Regional Commissioner for Central Region
- In office 1965–1966
- President: Dr. Kwame Nkrumah
- Preceded by: Joseph Essilfie Hagan
- Succeeded by: R. J. G. Dontoh

Regional Commissioner for Eastern Region
- In office 1960–1965
- President: Dr. Kwame Nkrumah
- Preceded by: New
- Succeeded by: Joseph Essilfie Hagan

Member of Parliament for Somanya
- In office 1965 – February 1966
- Preceded by: New

Member of Parliament for Yilo-Krobo
- In office 1954–1965
- Succeeded by: Constituency abolished

Personal details
- Born: Emmanuel Humphrey Tettey Korboe 1912 Gold Coast
- Citizenship: Ghanaian
- Alma mater: O'Reilly Senior High School

= Emmanuel Humphrey Tettey Korboe =

Ghanaian politician

Emmanuel Humphrey Tettey Korboe was a Ghanaian politician in the first republic. He served as a regional commissioner for the Eastern Region and later for the Central Region. He also served as a member of parliament for the Yilo-Krobo constituency and later the Somanya constituency.

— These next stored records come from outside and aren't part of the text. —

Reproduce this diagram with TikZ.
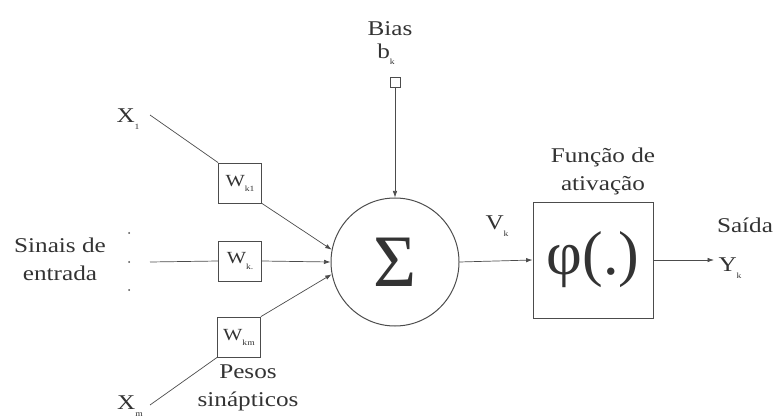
\documentclass[tikz,border=0pt]{standalone}
\usepackage{fontspec}
\setmainfont{Liberation Serif}[FakeStretch=1.2]
\newfontfamily\plainserif{Liberation Serif}
\usetikzlibrary{arrows.meta}
\definecolor{ink}{rgb}{0.2,0.2,0.2}
\definecolor{ln}{rgb}{0.3,0.3,0.3}
\newcommand\subk[1]{\raisebox{-0.3em}{\fontsize{8}{8}\selectfont #1}}
\begin{document}
\begin{tikzpicture}[x=1pt,y=-1pt,
  txt/.style={font=\fontsize{21}{28}\selectfont, text=ink, inner sep=0pt, align=center},
  wbox/.style={draw=ln, line width=0.8pt, minimum width=43pt, minimum height=40pt, inner sep=0pt, text=ink, font=\fontsize{17}{17}\selectfont},
  conn/.style={draw=ln, line width=0.7pt},
  arr/.style={-{Latex[length=6.5pt,width=4.5pt]}, ln}]
\useasboundingbox (0,0) rectangle (775,419);
% main blocks
\node[circle, draw=ln, line width=1pt, minimum size=128pt, inner sep=0pt, text=ink,
      font=\plainserif\fontsize{74}{74}\selectfont] (sum) at (395,262) {Σ};
\node[draw=ln, line width=0.9pt, minimum width=120pt, minimum height=116pt, inner sep=0pt, text=ink,
      font=\plainserif\fontsize{62}{62}\selectfont] (act) at (593,260) {φ(.)};
% weights
\node[wbox] (wk1) at (240,183) {W\subk{k1}};
\node[wbox] (wk2) at (240,261) {W\subk{k.}};
\node[wbox] (wkm) at (239,337) {W\subk{km}};
% bias
\node[txt] (bias) at (390,29) {Bias};
\node[txt] (bk) at (386,54) {b\subk{k}};
\node[draw=ln, line width=0.8pt, minimum size=10pt, inner sep=0pt] (bsq) at (395,82) {};
% labels
\node[txt] (x1) at (128,119) {X\subk{1}};
\node[txt] (xm) at (130,406) {X\subk{m}};
\node[txt] (sin) at (60,259) {Sinais de\\entrada};
\node[txt] (pesos) at (248,388) {Pesos\\sinápticos};
\node[txt] (func) at (603,171) {Função de\\ativação};
\node[txt] (vk) at (497,226) {V\subk{k}};
\node[txt] (saida) at (745,225) {Saída};
\node[txt] (yk) at (730,268) {Y\subk{k}};
% dots
\foreach \yy/\nm in {233/d1,262/d2,290/d3}
  \node[circle, fill=ln, inner sep=0pt, minimum size=2pt] (\nm) at (129,\yy) {};
% free ends
\coordinate (s1) at (150,115);
\coordinate (s2) at (150,262);
\coordinate (s3) at (150,405);
\coordinate (yend) at (714,260);
% connectors
\draw[conn] (s1) -- (wk1.north west);
\draw[conn,arr] (wk1.south east) -- (sum.169);
\draw[conn] (s2) -- (wk2.west);
\draw[conn,arr] (wk2.east) -- (sum.180);
\draw[conn] (s3) -- (wkm.south west);
\draw[conn,arr] (wkm.north east) -- (sum.191);
\draw[conn,arr] (bsq.south) -- (sum.north);
\draw[conn,arr] (sum.east) -- (act.west);
\draw[conn,arr] (act.east) -- (yend);
\end{tikzpicture}
\end{document}
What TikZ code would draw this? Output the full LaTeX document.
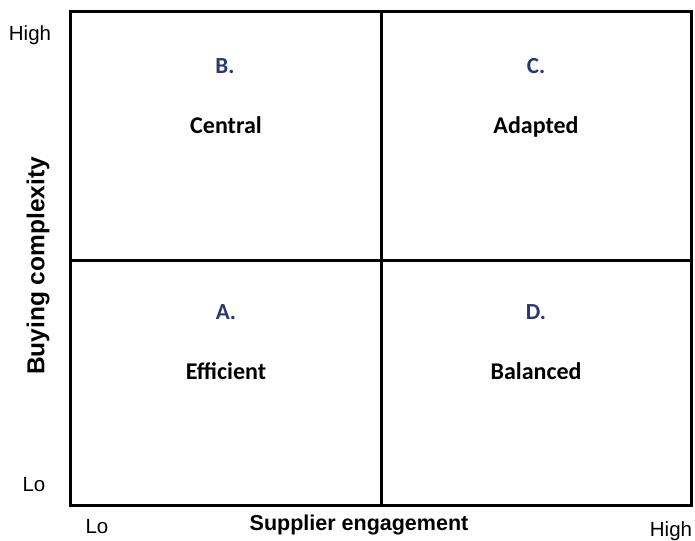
\documentclass[tikz,border=0pt]{standalone}
\usepackage{fontspec}
\setmainfont{Liberation Sans}
\newfontfamily\calibri{Carlito}
\definecolor{letterblue}{HTML}{2E3670}
\begin{document}
\begin{tikzpicture}[x=1pt, y=-1pt, line width=3pt,
        axis/.style = {font=\fontsize{20.5}{24}\selectfont},
        title/.style = {font=\fontsize{21.5}{24}\selectfont\bfseries},
        letter/.style = {font=\calibri\fontsize{23}{26}\selectfont\bfseries, text=letterblue},
        quad/.style = {font=\calibri\fontsize{24}{28}\selectfont\bfseries, text height=1.6ex, text depth=.4ex}]
        \useasboundingbox (0,0) rectangle (695,540);

        % grid
        \draw (70,12) rectangle (691,505);
        \draw (381,12) -- (381,505);
        \draw (70,260) -- (691,260);

        % quadrants
        \node[letter] (b) at (225,66)  {B.};
        \node[quad]   (central) at (226,130) {Central};
        \node[letter] (c) at (536,66)  {C.};
        \node[quad]   (adapted) at (536,130) {Adapted};
        \node[letter] (a) at (226,312) {A.};
        \node[quad]   (efficient) at (226,376) {Efficient};
        \node[letter] (d) at (536,312) {D.};
        \node[quad]   (balanced) at (536,376) {Balanced};

        % axes
        \node[axis] (yhigh) at (30,35)  {High};
        \node[axis] (ylo)   at (34,485) {Lo};
        \node[axis] (xlo)   at (97,527) {Lo};
        \node[axis] (xhigh) at (671,531) {High};
        \node[title] (xlabel) at (359,525) {Supplier engagement};
        \node[title, font=\fontsize{24.5}{28}\selectfont\bfseries, rotate=90] (ylabel) at (38,266) {Buying complexity};
    \end{tikzpicture}
\end{document}
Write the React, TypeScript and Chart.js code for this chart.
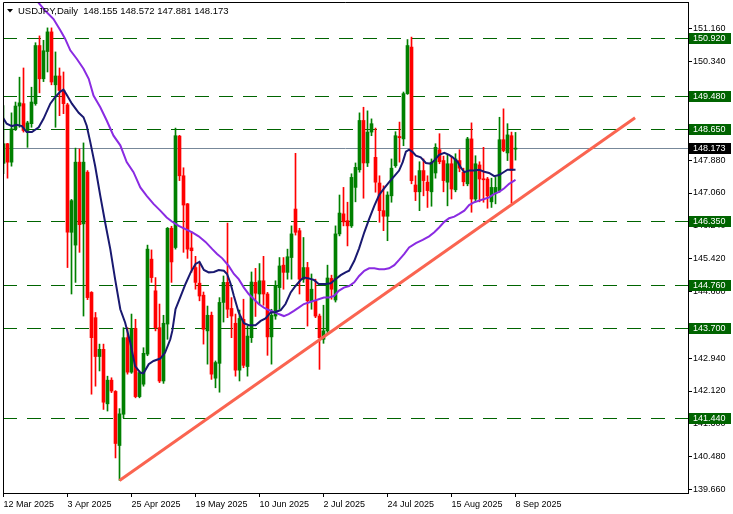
import React, { useEffect, useRef } from "react";
import { Chart, registerables } from "chart.js";
Chart.register(...registerables);

const symbolTitle = "USDJPY,Daily";

const opens = [147.80,148.29,147.83,148.66,149.23,149.29,148.62,148.79,149.29,150.74,149.91,150.59,151.08,149.76,149.98,149.62,149.26,146.08,145.76,147.83,146.29,147.58,144.58,143.95,142.98,143.16,141.80,142.39,142.11,140.76,141.54,143.45,142.59,143.68,141.98,142.29,143.04,145.41,144.62,143.70,142.37,143.79,146.18,145.70,148.48,147.49,146.79,145.69,145.20,144.81,144.51,143.62,144.01,142.44,142.81,144.33,144.83,144.18,143.81,142.64,143.91,142.73,143.45,144.83,144.54,144.87,144.54,143.47,143.99,144.70,145.26,145.08,145.45,146.66,146.12,144.91,145.20,144.37,144.37,143.99,143.41,143.62,144.93,144.39,146.04,146.54,146.37,146.24,147.20,147.64,148.87,147.81,148.58,147.95,147.31,146.62,146.48,146.99,147.74,148.47,148.41,149.54,150.70,147.26,147.09,147.62,147.33,147.09,147.56,148.14,147.87,147.33,147.79,147.14,147.87,147.58,147.29,148.41,146.91,147.76,147.41,147.41,146.84,147.06,147.12,148.39,148.06,148.49,148.155];
const highs = [149.24,148.30,149.06,149.33,149.95,150.18,148.85,149.70,150.81,150.98,150.87,151.18,151.18,150.58,150.18,150.08,149.30,146.90,148.18,148.16,148.31,147.62,144.60,144.08,143.29,143.29,142.49,142.45,142.13,141.68,143.70,143.70,144.04,143.91,142.62,143.20,145.76,145.64,144.95,144.29,144.01,146.20,146.23,148.68,148.50,147.69,146.80,146.09,145.48,145.31,144.59,144.24,144.09,142.87,144.45,144.99,146.31,144.45,144.04,144.14,144.41,143.74,145.09,145.18,145.30,145.48,144.58,144.16,144.87,145.45,145.45,145.66,146.24,148.05,146.18,145.95,145.33,145.04,144.91,144.04,144.26,145.26,145.01,146.24,147.01,147.20,146.83,147.54,147.81,149.06,149.20,149.11,148.91,148.68,147.49,147.24,147.09,147.91,148.59,148.83,149.58,150.89,150.95,147.49,147.84,147.91,147.49,147.91,148.29,148.54,147.98,148.01,147.98,148.04,148.14,147.68,148.45,148.81,147.99,147.84,148.20,147.45,147.43,147.45,148.95,149.16,148.79,148.58,148.572];
const lows = [147.54,147.43,147.73,148.62,148.70,148.58,148.20,148.70,149.25,149.56,149.84,150.08,149.76,148.70,148.99,149.04,145.20,144.54,144.83,145.58,143.99,144.40,142.04,142.24,142.62,141.66,141.62,142.08,140.45,139.89,141.45,142.54,142.56,141.95,141.95,142.24,143.00,144.83,143.62,142.33,142.31,143.41,144.83,145.66,147.37,145.58,145.43,145.08,144.66,144.37,143.29,142.79,142.41,142.20,142.09,143.84,143.95,143.45,142.49,142.37,142.70,142.49,143.33,143.98,144.27,144.26,143.01,142.79,143.91,144.16,144.66,144.91,144.91,146.01,144.54,144.83,143.74,144.16,143.95,142.66,143.31,143.54,144.41,144.34,145.99,146.24,145.74,146.20,146.84,147.58,146.93,147.72,148.49,147.08,146.33,146.12,145.87,146.83,147.70,147.83,148.24,149.52,147.29,146.87,146.62,146.99,146.70,146.73,147.43,147.79,147.09,146.74,146.91,147.09,147.59,147.24,147.24,146.58,146.84,146.84,146.83,146.68,146.70,146.79,147.08,148.09,147.87,146.81,147.881];
const closes = [148.29,147.83,148.66,149.23,149.31,148.62,148.81,149.33,150.74,149.91,150.61,151.08,149.83,149.98,149.62,149.29,146.08,146.87,147.83,146.27,147.83,144.45,143.45,142.98,143.16,141.84,142.39,142.12,140.81,141.55,143.45,142.59,143.68,141.98,142.58,143.06,145.66,144.95,143.70,142.37,143.81,146.18,145.34,148.49,147.49,146.76,145.66,145.62,144.83,144.49,143.66,144.01,142.54,142.83,144.33,144.83,144.16,143.99,142.64,143.93,142.76,143.49,144.84,144.56,144.87,144.54,143.47,144.01,144.74,145.24,145.08,145.47,146.04,146.08,144.91,145.20,144.37,144.66,143.99,143.45,143.62,144.94,144.66,146.04,146.56,146.34,146.24,147.45,147.70,148.87,147.81,148.58,148.79,147.33,146.62,146.48,147.01,147.68,148.49,148.44,149.54,150.74,147.37,147.09,147.62,147.37,147.12,147.83,148.20,147.84,147.37,147.79,147.16,147.91,147.68,147.34,148.41,146.91,147.79,147.41,147.39,146.99,147.20,147.20,148.39,148.12,148.51,147.62,148.173];

const maFastX = [-0.2,0.8,2.1,3.3,4.6,5.8,7.1,8.8,10,11.7,12.9,14.2,15,15.8,17.1,18.8,20,20.8,21.7,22.9,24.2,25.4,26.7,27.9,29.2,30.4,31.7,32.9,34.2,35,36.3,37.5,39.2,40.4,41.7,42.2,43,44.3,45.5,46.8,48,49,50.1,51.3,52.6,53.8,55.1,55.9,56.8,57.6,58.8,60.1,61.3,63,64.3,65.5,66.8,68,69.3,70.5,71.8,73,74.3,75.1,76.3,77.6,78.8,80.5,81.8,83,84.3,85.5,86.4,87.7,88.9,90.2,91.4,92.7,93.9,95.2,96.4,97.7,98.9,99.8,100.6,101.4,102.3,103.1,104.3,105.6,106.8,107.7,108.9,110.2,111.4,112.3,113.5,114.3,115.2,116.4,117.7,118.9,120.2,121.4,122.7,123.9,125.2,126,126.8,128];
const maFastY = [148.95,148.79,148.73,148.76,148.73,148.58,148.58,148.70,148.91,149.29,149.45,149.59,149.64,149.51,149.29,149.06,148.95,148.74,148.33,147.74,146.99,146.33,145.66,144.91,144.16,143.83,143.33,142.74,142.58,142.56,142.79,142.87,142.93,143.08,143.41,143.62,144.16,144.49,144.79,145.08,145.29,145.34,145.14,145.08,145.09,145.14,145.12,145.04,144.79,144.49,144.08,143.81,143.76,143.76,143.87,143.93,144.08,144.09,144.14,144.29,144.58,144.74,144.89,144.95,144.93,144.89,144.79,144.79,144.81,144.91,145.01,145.08,145.12,145.37,145.68,146.08,146.41,146.74,147.01,147.18,147.33,147.48,147.62,147.83,148.09,148.14,148.08,147.99,147.95,147.81,147.79,147.87,148.01,148.06,148.01,147.95,147.84,147.70,147.58,147.62,147.62,147.64,147.59,147.56,147.48,147.51,147.59,147.64,147.64,147.64];

const maSlowX = [7.9,10.5,12.5,14.2,15.4,16.7,18.3,20,21.3,22.5,24.2,25.8,27.5,29.2,30.8,32.5,34.2,35.8,37.5,39.2,40.8,42.1,43.8,45.5,47.2,48.8,50.5,52.2,53.4,54.7,56.3,57.6,58.8,60.1,61.3,62.6,63.8,65.1,66.3,67.6,68.8,70.1,71.3,72.6,73.8,75.1,76.3,77.6,78.8,80.1,81.3,82.6,83.8,85.1,86.4,87.7,88.9,90.2,91.4,92.7,93.9,95.2,96.4,97.7,98.9,100.2,101.4,103.1,104.8,106.4,107.7,108.9,110.2,111.4,112.7,113.9,115.2,116.4,117.7,118.9,120.2,121.4,122.7,123.9,125.2,126.4,127.7,128];
const maSlowY = [151.91,151.6,151.4,151.12,150.91,150.62,150.41,150.16,149.91,149.49,149.20,148.87,148.49,148.25,147.83,147.58,147.20,146.99,146.79,146.62,146.45,146.35,146.24,146.16,146.08,145.98,145.84,145.66,145.54,145.43,145.24,145.04,144.91,144.70,144.54,144.41,144.29,144.20,144.14,144.09,144.04,143.99,144.04,144.12,144.20,144.29,144.33,144.37,144.41,144.45,144.45,144.49,144.62,144.70,144.74,144.83,144.99,145.12,145.18,145.18,145.16,145.16,145.18,145.26,145.39,145.54,145.70,145.81,145.89,145.98,146.08,146.20,146.34,146.43,146.47,146.54,146.62,146.76,146.83,146.87,146.91,146.95,147.04,147.09,147.18,147.29,147.37,147.39];

const trendX = [29, 157.9];
const trendY = [139.885, 148.94];

const levels = [150.92, 149.48, 148.65, 146.35, 144.76, 143.7, 141.44];
const currentPrice = 148.173;

const yTicks = [151.16, 150.34, 149.52, 148.7, 147.88, 147.06, 146.24, 145.42, 144.6, 142.94, 142.12, 141.3, 140.48, 139.66];
const xTickBars = [0, 16, 32, 48, 64, 80, 96, 112, 128];
const xTickLabels = ["12 Mar 2025", "3 Apr 2025", "25 Apr 2025", "19 May 2025", "10 Jun 2025", "2 Jul 2025", "24 Jul 2025", "15 Aug 2025", "8 Sep 2025"];

const X_MIN = -0.125;
const X_MAX = 171.125;
const Y_MIN = 139.575;
const Y_MAX = 151.826;

const FONT = "Liberation Sans";
const LEVEL_GREEN = "#006400";

export default function App() {
  const ref = useRef<HTMLCanvasElement>(null);
  useEffect(() => {
    const canvas = ref.current;
    if (!canvas) return;
    const idx = opens.map((_, i) => i);
    const colors = idx.map((i) => (closes[i] >= opens[i] ? "#008000" : "#ff0000"));

    const hLinesPlugin = {
      id: "hlines",
      beforeDatasetsDraw(chart: any) {
        const ctx = chart.ctx;
        const ca = chart.chartArea;
        const ys = chart.scales.y;
        ctx.save();
        ctx.lineWidth = 1;
        ctx.strokeStyle = LEVEL_GREEN;
        ctx.setLineDash([14, 10]);
        levels.forEach((lv) => {
          const y = Math.round(ys.getPixelForValue(lv)) + 0.5;
          ctx.beginPath();
          ctx.moveTo(ca.left, y);
          ctx.lineTo(ca.right, y);
          ctx.stroke();
        });
        ctx.setLineDash([]);
        ctx.strokeStyle = "#778899";
        const yc = Math.round(ys.getPixelForValue(currentPrice)) + 0.5;
        ctx.beginPath();
        ctx.moveTo(ca.left, yc);
        ctx.lineTo(ca.right, yc);
        ctx.stroke();
        ctx.restore();
      },
    };

    const overlayPlugin = {
      id: "overlay",
      afterDraw(chart: any) {
        const ctx = chart.ctx;
        const ca = chart.chartArea;
        const ys = chart.scales.y;
        ctx.save();
        ctx.strokeStyle = "#000";
        ctx.lineWidth = 1;
        ctx.beginPath();
        ctx.moveTo(ca.left + 0.5, ca.bottom);
        ctx.lineTo(ca.left + 0.5, ca.top + 0.5);
        ctx.lineTo(ca.right, ca.top + 0.5);
        ctx.stroke();
        ctx.font = `9px ${FONT}`;
        ctx.textBaseline = "middle";
        ctx.textAlign = "left";
        const box = (v: number, bg: string) => {
          const y = Math.round(ys.getPixelForValue(v));
          ctx.fillStyle = bg;
          ctx.fillRect(689, y - 5, 42, 11);
          ctx.fillStyle = "#fff";
          ctx.fillText(v.toFixed(3), 693, y + 0.5);
        };
        levels.forEach((lv) => box(lv, LEVEL_GREEN));
        box(currentPrice, "#000");
        ctx.fillStyle = "#000";
        ctx.beginPath();
        ctx.moveTo(7, 9);
        ctx.lineTo(13, 9);
        ctx.lineTo(10, 12.5);
        ctx.closePath();
        ctx.fill();
        const last = opens.length - 1;
        const header = `${symbolTitle}  ${opens[last].toFixed(3)} ${highs[last].toFixed(3)} ${lows[last].toFixed(3)} ${closes[last].toFixed(3)}`;
        ctx.font = `9.5px ${FONT}`;
        ctx.fillText(header, 18, 11);
        ctx.restore();
      },
    };

    const lineBase = { type: "line", pointRadius: 0, tension: 0, clip: 0 } as any;

    const chart = new Chart(canvas, {
      type: "bar",
      data: {
        datasets: [
          {
            type: "bar",
            data: idx.map((i) => ({ x: i, y: [lows[i], highs[i]] })),
            backgroundColor: colors,
            barThickness: 1,
            grouped: false,
            borderWidth: 0,
            order: 6,
          },
          {
            type: "bar",
            data: idx.map((i) => ({ x: i, y: [opens[i], closes[i]] })),
            backgroundColor: colors,
            barThickness: 3,
            minBarLength: 1,
            grouped: false,
            borderWidth: 0,
            order: 5,
          },
          {
            ...lineBase,
            data: maSlowX.map((x, i) => ({ x, y: maSlowY[i] })),
            borderColor: "#8a2be2",
            borderWidth: 2,
            order: 3,
          },
          {
            ...lineBase,
            data: maFastX.map((x, i) => ({ x, y: maFastY[i] })),
            borderColor: "#191970",
            borderWidth: 2,
            order: 2,
          },
          {
            ...lineBase,
            data: trendX.map((x, i) => ({ x, y: trendY[i] })),
            borderColor: "#fa6450",
            borderWidth: 3,
            order: 1,
          },
        ] as any,
      },
      options: {
        animation: false,
        responsive: false,
        devicePixelRatio: 1,
        events: [],
        layout: { padding: { left: 3, top: 2, right: 0, bottom: 0 } },
        plugins: { legend: { display: false }, tooltip: { enabled: false } },
        scales: {
          x: {
            type: "linear",
            min: X_MIN,
            max: X_MAX,
            offset: false,
            grid: { display: true, drawOnChartArea: false, drawTicks: true, tickLength: 4, color: "#000", offset: false },
            border: { display: true, color: "#000", width: 1 },
            afterBuildTicks: (scale: any) => {
              scale.ticks = xTickBars.map((v) => ({ value: v }));
            },
            afterFit: (scale: any) => {
              scale.height = 21;
              scale.paddingLeft = 0;
              scale.paddingRight = 0;
            },
            ticks: {
              autoSkip: false,
              maxRotation: 0,
              minRotation: 0,
              align: "start",
              padding: 2,
              color: "#000",
              font: { family: FONT, size: 9 },
              callback: (v: any) => {
                const k = xTickBars.indexOf(Number(v));
                return k >= 0 ? xTickLabels[k] : "";
              },
            },
          },
          y: {
            type: "linear",
            position: "right",
            min: Y_MIN,
            max: Y_MAX,
            grid: { display: true, drawOnChartArea: false, drawTicks: true, tickLength: 4, color: "#000" },
            border: { display: true, color: "#000", width: 1 },
            afterBuildTicks: (scale: any) => {
              scale.ticks = yTicks.map((v) => ({ value: v }));
            },
            afterFit: (scale: any) => {
              scale.width = 45;
              scale.paddingTop = 0;
              scale.paddingBottom = 0;
            },
            ticks: {
              padding: 1,
              color: "#000",
              font: { family: FONT, size: 9 },
              callback: (v: any) => Number(v).toFixed(3),
            },
          },
        },
      } as any,
      plugins: [hLinesPlugin, overlayPlugin],
    });
    return () => chart.destroy();
  }, []);

  return (
    <div style={{ position: "fixed", left: 0, top: 0, width: 733, height: 514, background: "#fff" }}>
      <canvas ref={ref} width={733} height={514} style={{ display: "block", width: 733, height: 514 }} />
    </div>
  );
}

==Early life and education==
Korboe was born in 1912. He had his early education at Accra Royal School and continued at the O'Reilley Educational Institute.

==Career and politics==
Korboe begun as a clerk to the Abdala Transport Company in 1932. He later became a farmer and a cocoa broker. He was chairman of the Yilo Krobo Local Council, chairman of the Somanya branch of the Convention People's Party (CPP) and chairman of the Volta River District CPP Constituency Council. In 1954 he was elected to represent the Yilo Krobo constituency in the National Assembly. He was appointed Regional Commissioner (Regional Minister) for the Eastern Region in 1957. He held this political position from 1957 to 1965. In 1965 he was appointed Regional Commissioner for the Central Region. He served in this capacity until February 1966 when the Nkrumah government was overthrown.